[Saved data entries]
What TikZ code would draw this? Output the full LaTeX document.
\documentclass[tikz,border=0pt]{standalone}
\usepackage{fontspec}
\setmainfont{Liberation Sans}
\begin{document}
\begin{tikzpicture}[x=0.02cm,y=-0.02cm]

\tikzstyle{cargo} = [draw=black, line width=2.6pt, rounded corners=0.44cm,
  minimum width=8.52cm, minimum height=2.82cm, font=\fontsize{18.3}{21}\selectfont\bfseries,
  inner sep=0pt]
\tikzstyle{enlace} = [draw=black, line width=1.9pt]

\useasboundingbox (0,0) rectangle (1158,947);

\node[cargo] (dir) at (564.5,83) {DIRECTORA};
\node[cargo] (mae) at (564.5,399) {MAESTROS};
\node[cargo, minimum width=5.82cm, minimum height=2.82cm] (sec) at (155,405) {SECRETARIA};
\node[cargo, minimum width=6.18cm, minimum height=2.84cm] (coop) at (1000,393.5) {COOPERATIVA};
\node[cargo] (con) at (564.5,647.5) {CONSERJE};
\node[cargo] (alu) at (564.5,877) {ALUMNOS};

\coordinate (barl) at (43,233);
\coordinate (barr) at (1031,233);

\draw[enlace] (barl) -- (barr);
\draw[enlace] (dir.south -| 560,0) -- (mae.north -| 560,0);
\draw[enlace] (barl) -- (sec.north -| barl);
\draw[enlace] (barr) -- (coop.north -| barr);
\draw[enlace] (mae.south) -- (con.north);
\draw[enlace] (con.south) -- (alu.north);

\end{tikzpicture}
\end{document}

---

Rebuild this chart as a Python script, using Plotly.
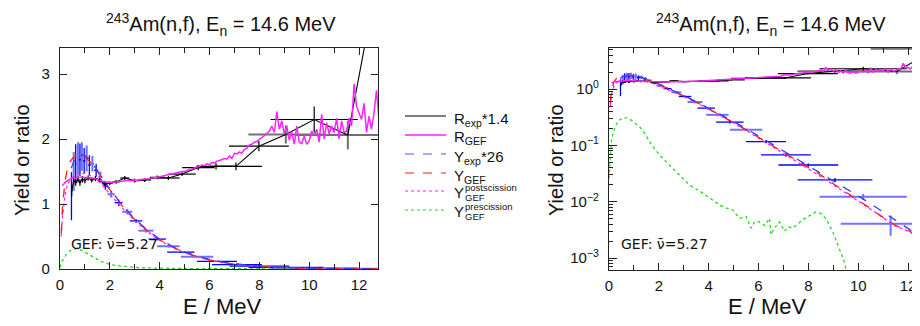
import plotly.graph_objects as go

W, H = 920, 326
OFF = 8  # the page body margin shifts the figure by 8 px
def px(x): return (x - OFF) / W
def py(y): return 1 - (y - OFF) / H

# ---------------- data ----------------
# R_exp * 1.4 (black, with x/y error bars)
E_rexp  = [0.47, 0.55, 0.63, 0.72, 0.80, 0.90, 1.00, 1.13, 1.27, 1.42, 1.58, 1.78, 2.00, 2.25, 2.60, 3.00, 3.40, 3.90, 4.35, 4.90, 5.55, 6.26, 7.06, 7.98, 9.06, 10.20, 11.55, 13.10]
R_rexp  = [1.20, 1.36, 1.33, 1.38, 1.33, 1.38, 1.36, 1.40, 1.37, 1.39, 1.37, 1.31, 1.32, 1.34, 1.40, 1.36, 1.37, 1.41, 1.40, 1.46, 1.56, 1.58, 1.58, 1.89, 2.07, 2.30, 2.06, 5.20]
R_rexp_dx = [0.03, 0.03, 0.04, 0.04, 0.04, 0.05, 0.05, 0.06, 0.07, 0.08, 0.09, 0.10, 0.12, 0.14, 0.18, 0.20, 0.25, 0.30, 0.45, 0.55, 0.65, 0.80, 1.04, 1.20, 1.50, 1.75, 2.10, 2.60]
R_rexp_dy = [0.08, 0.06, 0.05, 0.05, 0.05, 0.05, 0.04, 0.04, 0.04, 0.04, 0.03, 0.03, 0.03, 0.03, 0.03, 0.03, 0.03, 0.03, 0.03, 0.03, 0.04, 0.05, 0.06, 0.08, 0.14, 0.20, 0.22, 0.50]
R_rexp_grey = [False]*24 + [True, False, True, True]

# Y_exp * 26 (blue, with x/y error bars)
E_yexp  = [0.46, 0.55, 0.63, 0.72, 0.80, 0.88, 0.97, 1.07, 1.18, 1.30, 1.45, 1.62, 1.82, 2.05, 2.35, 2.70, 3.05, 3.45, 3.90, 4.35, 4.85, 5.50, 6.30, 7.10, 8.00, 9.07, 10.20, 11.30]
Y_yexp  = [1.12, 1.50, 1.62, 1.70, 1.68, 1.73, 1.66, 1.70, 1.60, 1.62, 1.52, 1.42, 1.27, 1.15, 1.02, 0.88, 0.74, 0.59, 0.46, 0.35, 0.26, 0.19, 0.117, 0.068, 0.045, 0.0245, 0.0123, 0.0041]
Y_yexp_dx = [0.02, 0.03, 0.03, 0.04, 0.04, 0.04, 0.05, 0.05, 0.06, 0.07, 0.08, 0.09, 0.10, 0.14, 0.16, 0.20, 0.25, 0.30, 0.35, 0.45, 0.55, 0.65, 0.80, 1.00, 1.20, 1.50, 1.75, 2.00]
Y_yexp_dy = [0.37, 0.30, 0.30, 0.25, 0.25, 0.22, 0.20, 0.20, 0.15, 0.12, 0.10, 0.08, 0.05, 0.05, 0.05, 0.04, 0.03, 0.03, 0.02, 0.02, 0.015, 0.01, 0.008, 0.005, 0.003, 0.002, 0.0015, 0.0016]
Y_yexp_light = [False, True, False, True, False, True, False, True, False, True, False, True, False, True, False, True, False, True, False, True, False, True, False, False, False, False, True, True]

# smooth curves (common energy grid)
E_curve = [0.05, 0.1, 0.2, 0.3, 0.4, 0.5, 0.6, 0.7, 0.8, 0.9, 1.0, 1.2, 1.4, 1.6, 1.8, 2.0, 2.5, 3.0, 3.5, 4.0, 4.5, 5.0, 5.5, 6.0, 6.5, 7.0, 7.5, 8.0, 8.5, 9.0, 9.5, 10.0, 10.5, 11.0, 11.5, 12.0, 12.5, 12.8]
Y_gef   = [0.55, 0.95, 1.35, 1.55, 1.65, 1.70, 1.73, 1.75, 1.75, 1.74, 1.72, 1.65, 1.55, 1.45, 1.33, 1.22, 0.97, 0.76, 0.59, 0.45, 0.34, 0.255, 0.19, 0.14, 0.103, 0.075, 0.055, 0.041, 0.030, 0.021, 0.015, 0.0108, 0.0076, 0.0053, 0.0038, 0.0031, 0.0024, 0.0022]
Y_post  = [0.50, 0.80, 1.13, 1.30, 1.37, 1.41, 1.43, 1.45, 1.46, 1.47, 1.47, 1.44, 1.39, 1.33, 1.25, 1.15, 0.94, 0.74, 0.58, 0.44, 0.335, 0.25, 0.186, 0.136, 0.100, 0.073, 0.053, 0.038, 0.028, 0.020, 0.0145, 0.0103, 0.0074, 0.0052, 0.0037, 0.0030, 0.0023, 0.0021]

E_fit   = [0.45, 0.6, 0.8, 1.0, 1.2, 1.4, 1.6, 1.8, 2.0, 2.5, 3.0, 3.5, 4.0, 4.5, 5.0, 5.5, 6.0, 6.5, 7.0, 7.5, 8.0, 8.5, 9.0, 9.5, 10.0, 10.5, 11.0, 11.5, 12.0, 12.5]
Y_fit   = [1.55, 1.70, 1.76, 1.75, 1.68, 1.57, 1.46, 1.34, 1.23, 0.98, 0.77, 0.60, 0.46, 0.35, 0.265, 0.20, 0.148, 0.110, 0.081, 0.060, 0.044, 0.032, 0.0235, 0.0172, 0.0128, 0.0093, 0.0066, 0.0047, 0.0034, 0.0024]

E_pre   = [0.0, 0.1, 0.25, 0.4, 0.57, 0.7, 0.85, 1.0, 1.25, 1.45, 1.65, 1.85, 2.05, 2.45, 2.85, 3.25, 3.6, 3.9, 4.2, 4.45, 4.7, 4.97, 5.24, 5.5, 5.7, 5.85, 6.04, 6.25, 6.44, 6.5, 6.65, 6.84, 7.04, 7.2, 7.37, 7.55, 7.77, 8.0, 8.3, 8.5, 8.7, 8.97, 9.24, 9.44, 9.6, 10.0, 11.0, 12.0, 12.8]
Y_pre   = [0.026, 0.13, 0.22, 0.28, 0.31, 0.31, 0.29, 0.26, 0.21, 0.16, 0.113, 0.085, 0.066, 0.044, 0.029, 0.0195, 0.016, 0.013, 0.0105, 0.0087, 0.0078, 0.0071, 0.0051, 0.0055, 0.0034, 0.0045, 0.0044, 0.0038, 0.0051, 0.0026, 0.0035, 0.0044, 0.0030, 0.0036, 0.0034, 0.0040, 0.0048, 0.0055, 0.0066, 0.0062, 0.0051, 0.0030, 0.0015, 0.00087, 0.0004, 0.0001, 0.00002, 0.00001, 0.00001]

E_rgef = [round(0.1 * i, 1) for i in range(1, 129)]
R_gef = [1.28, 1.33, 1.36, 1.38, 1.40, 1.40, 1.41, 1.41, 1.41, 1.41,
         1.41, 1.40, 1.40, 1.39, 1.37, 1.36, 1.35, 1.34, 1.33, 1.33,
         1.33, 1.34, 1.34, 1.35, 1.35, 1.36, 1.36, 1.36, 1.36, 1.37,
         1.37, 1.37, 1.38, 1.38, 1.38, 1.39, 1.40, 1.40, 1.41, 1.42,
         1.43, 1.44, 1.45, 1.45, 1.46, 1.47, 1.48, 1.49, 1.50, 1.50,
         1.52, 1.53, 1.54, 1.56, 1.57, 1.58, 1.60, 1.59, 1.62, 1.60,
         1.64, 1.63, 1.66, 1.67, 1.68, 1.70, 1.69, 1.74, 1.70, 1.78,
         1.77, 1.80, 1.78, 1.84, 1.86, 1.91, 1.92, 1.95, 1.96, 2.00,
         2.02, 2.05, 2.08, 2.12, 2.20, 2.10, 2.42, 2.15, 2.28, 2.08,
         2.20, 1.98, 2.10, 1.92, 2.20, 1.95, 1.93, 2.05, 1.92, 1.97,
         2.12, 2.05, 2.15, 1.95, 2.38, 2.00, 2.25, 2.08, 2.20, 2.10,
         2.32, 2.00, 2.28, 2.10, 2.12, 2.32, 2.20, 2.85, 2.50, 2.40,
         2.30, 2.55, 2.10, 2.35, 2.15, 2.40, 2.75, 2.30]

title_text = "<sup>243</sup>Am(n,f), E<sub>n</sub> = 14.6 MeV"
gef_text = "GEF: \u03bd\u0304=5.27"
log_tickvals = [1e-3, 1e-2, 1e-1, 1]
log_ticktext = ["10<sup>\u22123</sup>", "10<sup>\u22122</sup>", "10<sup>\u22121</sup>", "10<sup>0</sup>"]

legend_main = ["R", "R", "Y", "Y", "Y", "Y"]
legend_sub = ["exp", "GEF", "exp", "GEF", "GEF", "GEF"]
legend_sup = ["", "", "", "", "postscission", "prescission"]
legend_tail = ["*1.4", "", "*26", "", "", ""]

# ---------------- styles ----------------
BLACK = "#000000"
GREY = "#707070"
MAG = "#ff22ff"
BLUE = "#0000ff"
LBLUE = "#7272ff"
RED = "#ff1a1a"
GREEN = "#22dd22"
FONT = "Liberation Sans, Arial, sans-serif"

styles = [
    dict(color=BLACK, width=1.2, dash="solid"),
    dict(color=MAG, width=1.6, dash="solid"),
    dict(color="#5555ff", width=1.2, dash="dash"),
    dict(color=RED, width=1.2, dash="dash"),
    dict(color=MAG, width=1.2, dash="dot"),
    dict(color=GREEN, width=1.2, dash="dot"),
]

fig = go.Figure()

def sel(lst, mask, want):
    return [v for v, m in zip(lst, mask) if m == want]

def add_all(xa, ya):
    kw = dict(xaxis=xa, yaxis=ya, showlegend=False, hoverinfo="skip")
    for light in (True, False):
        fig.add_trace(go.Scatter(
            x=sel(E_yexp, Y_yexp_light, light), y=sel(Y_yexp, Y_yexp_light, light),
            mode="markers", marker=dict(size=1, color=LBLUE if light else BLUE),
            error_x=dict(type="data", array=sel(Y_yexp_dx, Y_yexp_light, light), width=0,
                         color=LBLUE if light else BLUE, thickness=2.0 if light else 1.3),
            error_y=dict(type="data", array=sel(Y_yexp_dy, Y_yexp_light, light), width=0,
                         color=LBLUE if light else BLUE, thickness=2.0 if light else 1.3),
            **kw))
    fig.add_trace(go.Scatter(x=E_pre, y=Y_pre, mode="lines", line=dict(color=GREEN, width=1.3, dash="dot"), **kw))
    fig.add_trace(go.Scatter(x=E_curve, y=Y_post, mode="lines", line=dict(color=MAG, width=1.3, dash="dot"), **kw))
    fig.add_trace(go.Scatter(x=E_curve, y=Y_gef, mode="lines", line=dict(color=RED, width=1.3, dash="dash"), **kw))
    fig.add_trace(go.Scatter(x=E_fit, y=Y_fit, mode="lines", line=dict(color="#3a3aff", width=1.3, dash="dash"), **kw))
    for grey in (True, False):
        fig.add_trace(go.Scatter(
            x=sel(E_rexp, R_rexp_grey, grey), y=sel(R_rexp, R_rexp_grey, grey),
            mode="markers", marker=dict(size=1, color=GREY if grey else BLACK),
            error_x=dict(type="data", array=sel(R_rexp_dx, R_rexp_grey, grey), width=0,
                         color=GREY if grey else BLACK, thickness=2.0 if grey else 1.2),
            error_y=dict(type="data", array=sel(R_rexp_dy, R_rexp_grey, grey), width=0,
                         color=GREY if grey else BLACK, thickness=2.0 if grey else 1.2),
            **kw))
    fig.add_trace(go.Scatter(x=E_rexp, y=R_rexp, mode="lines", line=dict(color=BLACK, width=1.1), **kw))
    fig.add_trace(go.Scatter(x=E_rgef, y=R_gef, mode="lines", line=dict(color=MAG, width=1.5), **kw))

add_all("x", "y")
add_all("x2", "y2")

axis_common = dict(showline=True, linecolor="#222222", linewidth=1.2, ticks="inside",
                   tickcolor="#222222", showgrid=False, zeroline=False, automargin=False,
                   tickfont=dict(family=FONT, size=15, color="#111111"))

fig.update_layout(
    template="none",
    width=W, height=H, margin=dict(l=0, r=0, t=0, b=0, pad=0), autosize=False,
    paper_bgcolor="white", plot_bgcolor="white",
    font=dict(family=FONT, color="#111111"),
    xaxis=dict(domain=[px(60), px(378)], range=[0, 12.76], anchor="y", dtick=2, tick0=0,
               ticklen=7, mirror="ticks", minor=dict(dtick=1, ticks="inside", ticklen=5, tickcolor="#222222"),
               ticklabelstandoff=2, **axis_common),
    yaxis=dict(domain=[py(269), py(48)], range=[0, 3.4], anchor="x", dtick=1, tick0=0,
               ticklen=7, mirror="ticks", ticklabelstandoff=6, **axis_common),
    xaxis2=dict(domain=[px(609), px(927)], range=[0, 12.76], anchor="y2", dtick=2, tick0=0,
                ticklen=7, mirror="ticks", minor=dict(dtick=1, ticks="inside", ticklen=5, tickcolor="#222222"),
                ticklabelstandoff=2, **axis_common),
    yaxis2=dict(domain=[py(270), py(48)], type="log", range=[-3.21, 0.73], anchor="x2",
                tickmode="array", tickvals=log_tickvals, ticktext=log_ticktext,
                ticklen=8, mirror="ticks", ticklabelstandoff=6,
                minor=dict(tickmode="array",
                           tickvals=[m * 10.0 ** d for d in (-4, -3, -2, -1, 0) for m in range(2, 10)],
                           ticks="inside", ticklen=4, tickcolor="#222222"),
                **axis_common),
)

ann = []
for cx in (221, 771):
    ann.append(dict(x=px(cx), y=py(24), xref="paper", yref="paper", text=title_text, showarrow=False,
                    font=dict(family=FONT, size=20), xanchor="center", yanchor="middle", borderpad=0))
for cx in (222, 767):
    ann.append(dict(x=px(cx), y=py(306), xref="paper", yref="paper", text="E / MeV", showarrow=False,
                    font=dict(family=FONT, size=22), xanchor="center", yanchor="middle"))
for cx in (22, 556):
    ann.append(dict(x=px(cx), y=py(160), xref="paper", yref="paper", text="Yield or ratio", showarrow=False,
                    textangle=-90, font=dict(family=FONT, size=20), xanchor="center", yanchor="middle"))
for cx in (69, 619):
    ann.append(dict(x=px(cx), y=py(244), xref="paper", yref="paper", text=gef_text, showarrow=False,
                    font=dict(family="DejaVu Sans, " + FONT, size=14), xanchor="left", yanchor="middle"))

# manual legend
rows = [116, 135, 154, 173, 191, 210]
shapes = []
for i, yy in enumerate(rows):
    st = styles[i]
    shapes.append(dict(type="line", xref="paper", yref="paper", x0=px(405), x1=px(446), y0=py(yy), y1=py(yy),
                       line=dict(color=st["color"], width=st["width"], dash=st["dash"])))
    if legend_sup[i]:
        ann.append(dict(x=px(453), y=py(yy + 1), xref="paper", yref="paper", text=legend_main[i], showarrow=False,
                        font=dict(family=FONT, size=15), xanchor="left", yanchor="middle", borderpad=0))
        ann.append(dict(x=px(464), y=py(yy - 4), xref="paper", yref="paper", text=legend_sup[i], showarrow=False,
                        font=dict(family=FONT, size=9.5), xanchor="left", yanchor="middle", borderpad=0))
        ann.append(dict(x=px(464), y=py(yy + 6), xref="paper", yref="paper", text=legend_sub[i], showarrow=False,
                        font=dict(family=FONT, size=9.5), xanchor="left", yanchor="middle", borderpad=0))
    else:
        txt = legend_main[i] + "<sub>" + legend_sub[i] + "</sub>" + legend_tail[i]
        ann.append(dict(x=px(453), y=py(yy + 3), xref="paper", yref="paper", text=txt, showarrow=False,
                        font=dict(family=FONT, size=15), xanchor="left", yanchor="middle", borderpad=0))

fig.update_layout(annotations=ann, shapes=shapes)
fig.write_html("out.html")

_BRIEF:_
Copy out each line that contains the word "this".

_TASK RESULT:_
What TikZ code would draw this? Output the full LaTeX document.
Rebuild this chart as a Python script, using Plotly.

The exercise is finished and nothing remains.